Former Wisconsin Gov. Tommy Thompson: "I would make sure the appeal was done properly, and then I would examine the record."
Colorado Rep. Tom Tancredo: "Yes."
–CNN.com writer Kristi Keck
I. Lewis "Scooter" Libby leaves the courthouse in Washington on Tuesday after being sentenced to 30 months in prison.
WASHINGTON (CNN) - After Lewis "Scooter" Libby's sentencing Tuesday, the judge in the case released 350 pages of letters written to him by both Libby's supporters and detractors. Judge Reggie Walton says he weighed the letters when deciding Libby's 30 month sentence.

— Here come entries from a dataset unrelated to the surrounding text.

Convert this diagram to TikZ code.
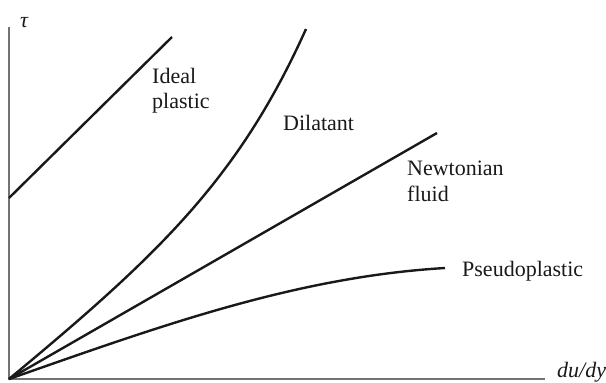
\documentclass[tikz,border=0pt]{standalone}
\usepackage{fontspec}
\setmainfont{Liberation Serif}
\begin{document}
\begin{tikzpicture}[x=1pt,y=-1pt,
  axis/.style={draw=black!55,line width=1.3pt},
  curve/.style={draw=black!90,line width=2.4pt},
  lbl/.style={anchor=base west,inner sep=0pt,text=black!90,font=\fontsize{22}{25}\selectfont}]
\useasboundingbox (0,0) rectangle (606,383);
% axes
\coordinate (O) at (9,379);
\coordinate (ytop) at (9,27);
\coordinate (xend) at (545,379);
\draw[axis] (ytop) -- (O) -- (xend);
\node[lbl,font=\fontsize{22}{25}\selectfont\itshape] (tau) at (20,27) {τ};
\node[lbl,font=\fontsize{22}{25}\selectfont\itshape] (dudy) at (557,377) {du/dy};
% ideal plastic
\coordinate (ip0) at (9,198);
\coordinate (ip1) at (172,37);
\draw[curve] (ip0) -- (ip1);
% dilatant
\coordinate (dil1) at (306,29);
\draw[curve] (O) .. controls (159,254.5) and (238.5,179) .. (dil1);
% newtonian
\coordinate (nw) at (437,133);
\draw[curve] (O) -- (nw);
% pseudoplastic
\coordinate (ps1) at (445,268);
\draw[curve] (O) .. controls (159,326.5) and (295,277) .. (ps1);
% labels
\node[lbl] (ideal) at (152,83) {Ideal};
\node[lbl] (plastic) at (152,108) {plastic};
\node[lbl] (dil) at (283,130) {Dilatant};
\node[lbl] (newt) at (407,175) {Newtonian};
\node[lbl] (fluid) at (407,201) {fluid};
\node[lbl] (pseudo) at (462,276) {Pseudoplastic};
\end{tikzpicture}
\end{document}
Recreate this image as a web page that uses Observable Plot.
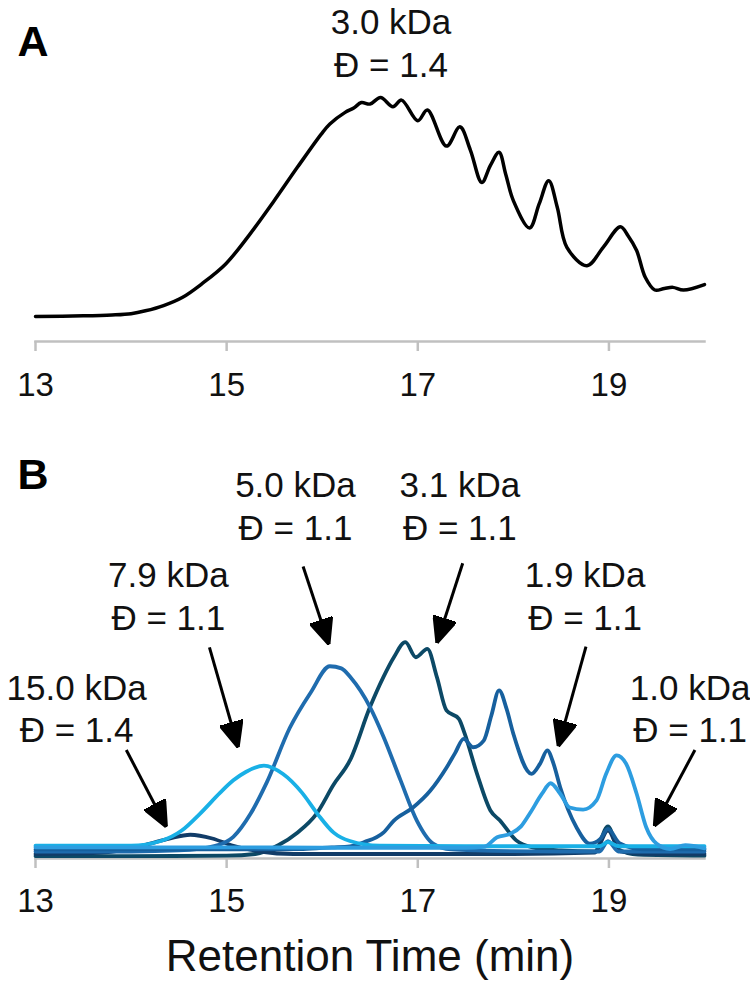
<!DOCTYPE html>
<html>
<head>
<meta charset="utf-8">
<script src="https://cdn.jsdelivr.net/npm/d3@7"></script>
<script src="https://cdn.jsdelivr.net/npm/@observablehq/plot@0.6"></script>
<style>
  html, body { margin: 0; padding: 0; background: #fff; }
  #chart { width: 750px; }
  #chart svg { display: block; }
</style>
</head>
<body>
<div id="chart"></div>
<script>
// ---------- shared axis ----------
const timeDomain = [13, 20];
const timeTicks = [13, 15, 17, 19];
const axisTitle = "Retention Time (min)";

// ---------- panel A: 3.0 kDa, Đ = 1.4 (normalised detector signal) ----------
const timeA = [13.00, 13.50, 13.80, 14.00, 14.15, 14.34, 14.54, 14.74, 14.99, 15.24, 15.49, 15.74, 15.99,
  16.08, 16.24, 16.33, 16.41, 16.50, 16.61, 16.74, 16.83, 17.00, 17.10, 17.30, 17.44, 17.55, 17.67,
  17.76, 17.85, 17.92, 18.00, 18.17, 18.27, 18.37, 18.46, 18.56, 18.77, 18.94, 19.12, 19.20, 19.29,
  19.38, 19.48, 19.58, 19.67, 19.78, 20.00];
const signalA = [0.000, 0.003, 0.007, 0.013, 0.026, 0.050, 0.088, 0.149, 0.240, 0.374, 0.524, 0.681, 0.833,
  0.879, 0.932, 0.952, 0.977, 0.970, 1.000, 0.958, 0.988, 0.894, 0.943, 0.778, 0.866, 0.760, 0.612,
  0.690, 0.750, 0.650, 0.529, 0.404, 0.514, 0.620, 0.498, 0.316, 0.232, 0.316, 0.410, 0.369, 0.301,
  0.179, 0.121, 0.128, 0.133, 0.121, 0.146];
const massA = ["3.0"];
const dispersityA = ["1.4"];
const labelTimeA = [16.72];
const labelLevelA = [1.427];

// ---------- panel B: six samples ----------
const time15 = [13.0, 13.6, 14.0, 14.2, 14.4, 14.62, 14.85, 15.05, 15.35, 15.7, 17.0, 18.0, 18.85, 18.99, 19.12, 19.4, 20.0];
const signal15 = [-0.012, -0.008, 0.015, 0.038, 0.062, 0.08, 0.062, 0.03, 0.0, -0.012, -0.012, -0.012, -0.005, 0.1, 0.0, -0.012, -0.012];

const time79 = [13.0, 14.0, 14.31, 14.53, 14.72, 14.93, 15.07, 15.2, 15.39, 15.59, 15.79, 15.95, 16.12, 16.29, 16.6, 17.5, 18.5, 18.9, 18.99, 19.1, 20.0];
const signal79 = [0.028, 0.028, 0.05, 0.1, 0.18, 0.28, 0.34, 0.38, 0.41, 0.37, 0.28, 0.18, 0.09, 0.05, 0.028, 0.025, 0.025, 0.025, 0.045, 0.025, 0.025];

const time50 = [13.0, 14.0, 14.5, 14.88, 15.07, 15.25, 15.42, 15.66, 15.88, 16.08, 16.2, 16.3, 16.5, 16.64, 16.82, 16.99, 17.16, 17.35, 17.6, 18.5, 18.9, 18.99, 19.1, 20.0];
const signal50 = [0.0, 0.0, 0.005, 0.027, 0.07, 0.18, 0.33, 0.59, 0.76, 0.885, 0.875, 0.83, 0.69, 0.55, 0.34, 0.148, 0.038, 0.01, 0.005, 0.0, 0.0, 0.05, 0.0, 0.0];

const time31 = [13.0, 14.0, 15.0, 15.3, 15.54, 15.74, 15.94, 16.12, 16.29, 16.5, 16.64, 16.75, 16.87, 16.98, 17.10, 17.20, 17.30, 17.43, 17.49, 17.62, 17.76, 17.86, 18.03, 18.20, 18.5, 18.85, 18.99, 19.1, 19.3, 20.0];
const signal31 = [-0.022, -0.022, -0.02, -0.012, 0.03, 0.09, 0.18, 0.32, 0.435, 0.69, 0.833, 0.928, 1.0, 0.928, 0.968, 0.833, 0.674, 0.634, 0.564, 0.371, 0.196, 0.148, 0.053, 0.02, 0.005, 0.0, 0.12, 0.01, -0.015, -0.02];

const time19 = [13.0, 14.0, 15.0, 15.8, 16.1, 16.29, 16.44, 16.64, 16.75, 16.95, 17.13, 17.30, 17.39, 17.48, 17.58, 17.69, 17.77, 17.85, 17.93, 18.0, 18.19, 18.28, 18.355, 18.42, 18.49, 18.66, 18.80, 18.91, 18.99, 19.11, 19.36, 20.0];
const signal19 = [0.01, 0.01, 0.01, 0.012, 0.02, 0.025, 0.045, 0.09, 0.148, 0.21, 0.29, 0.40, 0.47, 0.538, 0.498, 0.53, 0.65, 0.77, 0.68, 0.562, 0.371, 0.42, 0.483, 0.42, 0.307, 0.116, 0.037, 0.06, 0.108, 0.04, 0.01, 0.01];

const time10 = [13.0, 14.0, 15.0, 16.0, 17.0, 17.5, 17.69, 17.83, 17.97, 18.08, 18.17, 18.30, 18.39, 18.49, 18.59, 18.73, 18.87, 18.97, 19.08, 19.18, 19.29, 19.39, 19.5, 19.64, 19.8, 20.0];
const signal10 = [0.02, 0.02, 0.02, 0.018, 0.018, 0.018, 0.022, 0.068, 0.085, 0.12, 0.18, 0.276, 0.326, 0.276, 0.21, 0.2, 0.244, 0.37, 0.459, 0.419, 0.276, 0.116, 0.037, 0.012, 0.03, 0.015];

const massB = ["15.0", "7.9", "5.0", "3.1", "1.9", "1.0"];
const dispersityB = ["1.4", "1.1", "1.1", "1.1", "1.1", "1.1"];
const labelTimeB = [13.43, 14.39, 15.72, 17.44, 18.75, 19.85];
const labelLevelB = [0.870, 1.409, 1.839, 1.839, 1.409, 0.870];
const arrowFromTime = [13.95, 14.82, 15.80, 17.47, 18.76, 19.90];
const arrowFromLevel = [0.485, 0.975, 1.362, 1.377, 0.979, 0.485];
const arrowToTime = [14.37, 15.12, 16.07, 17.20, 18.47, 19.475];
const arrowToLevel = [0.117, 0.497, 0.989, 0.996, 0.502, 0.122];

// ---------- styling ----------
const font = "'Liberation Sans', Arial, Helvetica, sans-serif";
const traceColor = {
  "15.0": "#123c68",
  "7.9": "#19b0e6",
  "5.0": "#1f6cae",
  "3.1": "#0c4966",
  "1.9": "#17609e",
  "1.0": "#2d9de0"
};
const drawOrder = ["3.1", "15.0", "5.0", "1.9", "7.9", "1.0"];

// ---------- tables ----------
const traceA = timeA.map((t, i) => ({t, v: signalA[i]}));
const notesA = massA.map((m, i) => ({t: labelTimeA[i], v: labelLevelA[i], text: `${m} kDa\nĐ = ${dispersityA[i]}`}));

const tracesB = {
  "15.0": [time15, signal15],
  "7.9": [time79, signal79],
  "5.0": [time50, signal50],
  "3.1": [time31, signal31],
  "1.9": [time19, signal19],
  "1.0": [time10, signal10]
};
const rowsB = drawOrder.flatMap(k => tracesB[k][0].map((t, i) => ({sample: k, t, v: tracesB[k][1][i]})));
const notesB = massB.map((m, i) => ({t: labelTimeB[i], v: labelLevelB[i], text: `${m} kDa\nĐ = ${dispersityB[i]}`}));
const arrowsB = massB.map((m, i) => ({x1: arrowFromTime[i], y1: arrowFromLevel[i], x2: arrowToTime[i], y2: arrowToLevel[i]}));

// filled triangular arrowhead
function filledHead(color) {
  const ns = "http://www.w3.org/2000/svg";
  const marker = document.createElementNS(ns, "marker");
  marker.setAttribute("viewBox", "-26 -12 26 24");
  marker.setAttribute("refX", 0);
  marker.setAttribute("refY", 0);
  marker.setAttribute("markerWidth", 26);
  marker.setAttribute("markerHeight", 24);
  marker.setAttribute("markerUnits", "userSpaceOnUse");
  marker.setAttribute("orient", "auto");
  const path = document.createElementNS(ns, "path");
  path.setAttribute("d", "M-26,-11.5L0,0L-26,11.5Z");
  path.setAttribute("fill", color);
  marker.appendChild(path);
  return marker;
}

const axisMarks = (padding) => [
  Plot.frame({anchor: "bottom", stroke: "#c0c0c0", strokeWidth: 2.5}),
  Plot.axisX({ticks: timeTicks, tickSize: 10, tickPadding: padding, fontSize: 33,
    stroke: "#c0c0c0", strokeWidth: 2.5, color: "#111", label: null, tickFormat: d => String(d)})
];

// ---------- panel A ----------
const plotA = Plot.plot({
  width: 750, height: 420,
  marginLeft: 35, marginRight: 46, marginTop: 0, marginBottom: 79,
  style: {fontFamily: font, background: "#fff", overflow: "visible"},
  x: {domain: timeDomain},
  y: {domain: [0, 1], range: [316, 97], axis: null},
  marks: [
    ...axisMarks(21),
    Plot.line(traceA, {x: "t", y: "v", stroke: "#000", strokeWidth: 3.5, curve: "catmull-rom"}),
    Plot.text(notesA, {x: "t", y: "v", text: "text", lineAnchor: "top", lineHeight: 1.22,
      fontSize: 35, fill: "#111"}),
    Plot.text(["A"], {frameAnchor: "top-left", textAnchor: "start", lineAnchor: "top",
      dx: -18, dy: 25, fontSize: 43, fontWeight: "bold", fill: "#000"})
  ]
});

// ---------- panel B ----------
const plotB = Plot.plot({
  width: 750, height: 562,
  marginLeft: 35, marginRight: 46, marginTop: 0, marginBottom: 124,
  style: {fontFamily: font, background: "#fff", overflow: "visible"},
  x: {domain: timeDomain},
  y: {domain: [0, 1], range: [431, 221.7], axis: null},
  marks: [
    ...axisMarks(20),
    ...drawOrder.map(k => Plot.line(rowsB.filter(d => d.sample === k),
      {x: "t", y: "v", stroke: traceColor[k], strokeWidth: 3.8, curve: "monotone-x"})),
    Plot.link(arrowsB, {x1: "x1", y1: "y1", x2: "x2", y2: "y2", stroke: "#000",
      strokeWidth: 3, markerEnd: filledHead}),
    Plot.text(notesB, {x: "t", y: "v", text: "text", lineAnchor: "top", lineHeight: 1.22,
      fontSize: 35, fill: "#111"}),
    Plot.text(["B"], {frameAnchor: "top-left", textAnchor: "start", lineAnchor: "top",
      dx: -18, dy: 38, fontSize: 43, fontWeight: "bold", fill: "#000"}),
    Plot.text([axisTitle], {frameAnchor: "bottom", lineAnchor: "bottom", dy: 112,
      fontSize: 44, fill: "#111"})
  ]
});

document.getElementById("chart").append(plotA, plotB);
</script>
</body>
</html>
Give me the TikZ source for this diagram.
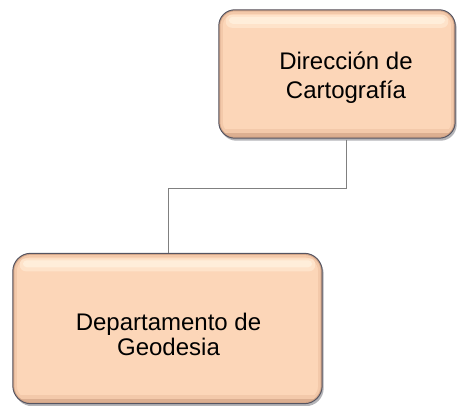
\documentclass[tikz,border=0pt]{standalone}
\usepackage{fontspec}
\setmainfont{Liberation Sans}
\usetikzlibrary{calc}
\definecolor{peach}{RGB}{252,214,184}
\definecolor{peachhi}{RGB}{255,238,218}
\definecolor{peachhi2}{RGB}{254,227,202}
\definecolor{peachmid}{RGB}{243,201,170}
\definecolor{peachdark}{RGB}{212,166,136}
\definecolor{edgegray}{RGB}{85,85,98}
\definecolor{shadowgray}{RGB}{180,180,184}
\definecolor{linegray}{RGB}{128,128,128}
\tikzset{
  orgbox/.style={fill=peach, draw=none, inner sep=0pt},
  orglabel/.style={font=\fontsize{24}{29}\selectfont, align=center, text=black, inner sep=0pt},
  link/.style={draw=linegray, line width=0.8pt}
}
% bevel decoration around a named box node: #1 name, #2 corner radius
\newcommand{\bevelbox}[2]{%
  \begin{scope}
    \clip[rounded corners=#2] (#1.south west) rectangle (#1.north east);
    \draw[peachmid, line width=8pt, rounded corners=#2] (#1.south west) rectangle (#1.north east);
    \fill[peachmid] ($(#1.south west)$) rectangle ($(#1.south east)+(0,9)$);
    \fill[peachdark!75!peachmid] ($(#1.south west)$) rectangle ($(#1.south east)+(0,5)$);
    \draw[peachdark, line width=3pt, rounded corners=#2] (#1.south west) rectangle (#1.north east);
    \fill[peachhi2, rounded corners=6pt] ($(#1.north west)+(7,-5)$) rectangle ($(#1.north east)+(-7,-18)$);
    \fill[peachhi, rounded corners=4pt] ($(#1.north west)+(10,-7)$) rectangle ($(#1.north east)+(-10,-14)$);
  \end{scope}
  \draw[edgegray, line width=1pt, rounded corners=#2] (#1.south west) rectangle (#1.north east);
}
\newcommand{\shadowbox}[2]{%
  \fill[shadowgray, rounded corners=#2] ($(#1.south west)+(1.5,-2.5)$) rectangle ($(#1.north east)+(1.5,-2.5)$);
}
\begin{document}
\begin{tikzpicture}[x=1pt,y=1pt]
\useasboundingbox (0,0) rectangle (459,406);
\coordinate (topc) at (337,332);
\coordinate (botc) at (167.5,77.5);
\path (topc) node[minimum width=236pt, minimum height=128pt, inner sep=0pt] (topsh) {};
\path (botc) node[minimum width=309pt, minimum height=150pt, inner sep=0pt] (botsh) {};
\shadowbox{topsh}{16pt}
\shadowbox{botsh}{18pt}
\node[orgbox, rounded corners=16pt, minimum width=236pt, minimum height=128pt] (top) at (topc) {};
\node[orgbox, rounded corners=18pt, minimum width=309pt, minimum height=150pt] (bot) at (botc) {};
\bevelbox{top}{16pt}
\bevelbox{bot}{18pt}
\node[orglabel] (toplbl) at (346,328) {Dirección de\\Cartografía};
\node[orglabel, font=\fontsize{24}{25}\selectfont] (botlbl) at (168.5,72) {Departamento de\\Geodesia};
\coordinate (bend) at ($(top.south)+(9,-1.5)$);
\coordinate (drop) at ($(bot.north)+(0.5,0)$);
\draw[link] (bend) |- ($(drop)+(0,65)$) -- (drop);
\end{tikzpicture}
\end{document}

The collection includes letters from colleagues and friends of Libby, including Donald Rumsfeld, Henry Kissinger, Paul Wolfowitz and Chairman of the Joint Chiefs of Staff General Peter Pace (click here to read those letters).
Rumsfeld calls Libby "a truly honorable public servant," while Pace says he was "a team player."
Not all the letters are positive. One from "an angry citizen" asks the judge to impose "the longest possible prison term" on Libby.
- CNN Internet Producer Eric Weisbrod
Former vice presidential aide Lewis Libby leaves the courthouse in Washington on March 6 after being convicted of perjury.
WASHINGTON (CNN) - Lewis "Scooter" Libby is to be sentenced Tuesday on convictions for perjury and obstruction of justice related to the leak of a CIA operative's identity to the media.
The former chief of staff to Vice President Dick Cheney did not testify in his own defense at trial in March, but his lawyers have not ruled out a response when the judge asks him if he has anything to say before sentencing.
Libby has maintained his innocence ever since he was indicted and resigned in October 2005.